14. The blank handling device of claim 13 wherein the second axis is disposed in a parallel, non-colinear relation to the third axis.

15. The blank handling device of claim 14 wherein the third diameter is less than the second diameter.

16. The blank handling device of claim 15 wherein the housing includes a barrel coupler for permitting a barrel to be coupled to the housing in a manner wherein an axis of the barrel is disposed colinearly with the second axis.

17. The blank handling device of claim 1 wherein the gas flow passageway includes an adjustable restrictor to allow for the variable restriction of flow of gasses between the blank receiving chamber and the gas discharging passageway.

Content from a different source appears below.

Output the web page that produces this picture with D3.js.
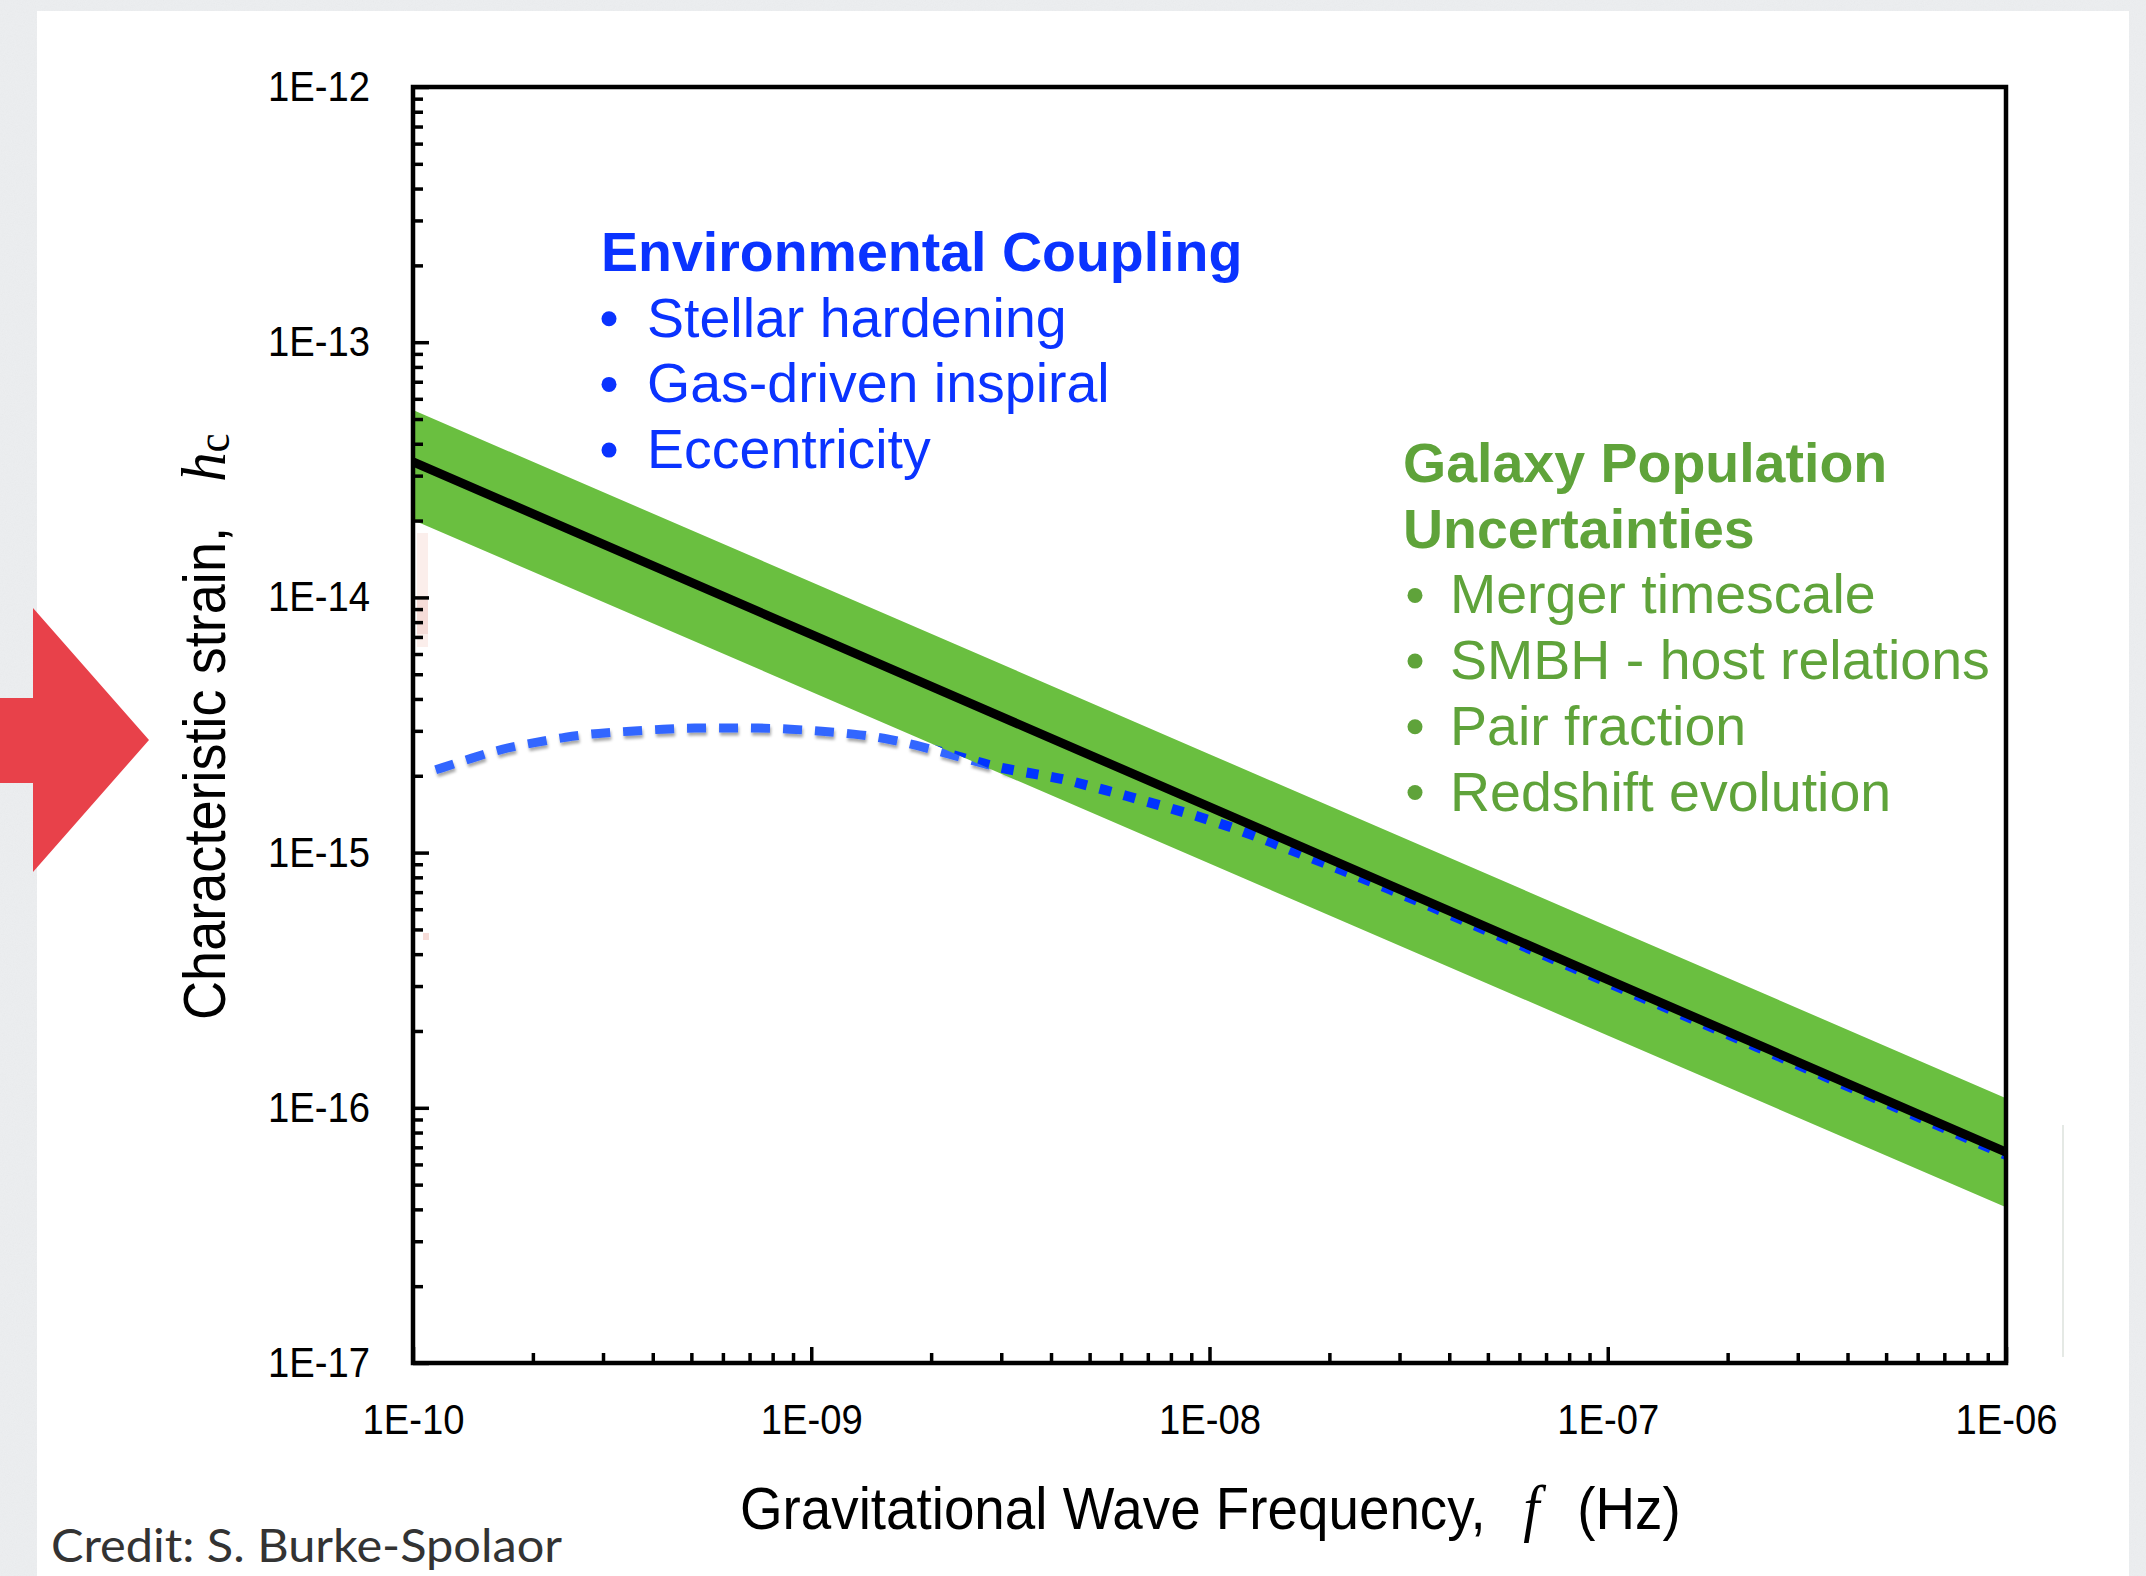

18. The blank handling device of claim 17 wherein the adjustable restrictor comprises an adjustable screw.

19. The blank handling device of claim 1 wherein a carbide insert is fixedly attached to the gas discharge passageway.

20. The blank handling device of claim 1 wherein the gas discharging passageway is coupled to a receiver section by a welded joint.

21. The blank handling device of claim 1 wherein the gas discharging passageway is coupled to a barrel section by a welded joint.

22. A blank handling device for receiving and firing a blank cartridge for use in a non-gun, the handling device comprising:

a hardened housing having a blank receiving chamber sized and configured for holding the blank during firing, the blank receiving chamber including a first axis and a first diameter,

a gas discharging passageway capable of being coupled to a barrel of a non-gun, the barrel receiving passageway having a second axis and a second diameter,

a gas flow passageway fluidly coupled to and extending between the blank receiving chamber and the gas discharging passageway for conducting gasses discharged by the firing of the blank cartridge between the blank receiving chamber and the gas discharging passageway, the gas flow passageway having a third axis and a third diameter,

a gas flow restricter for adjusting the flow of gas between the blank receiving chamber and the gas discharge port, and

a carbide insert is fixedly attached to the gas discharge passageway.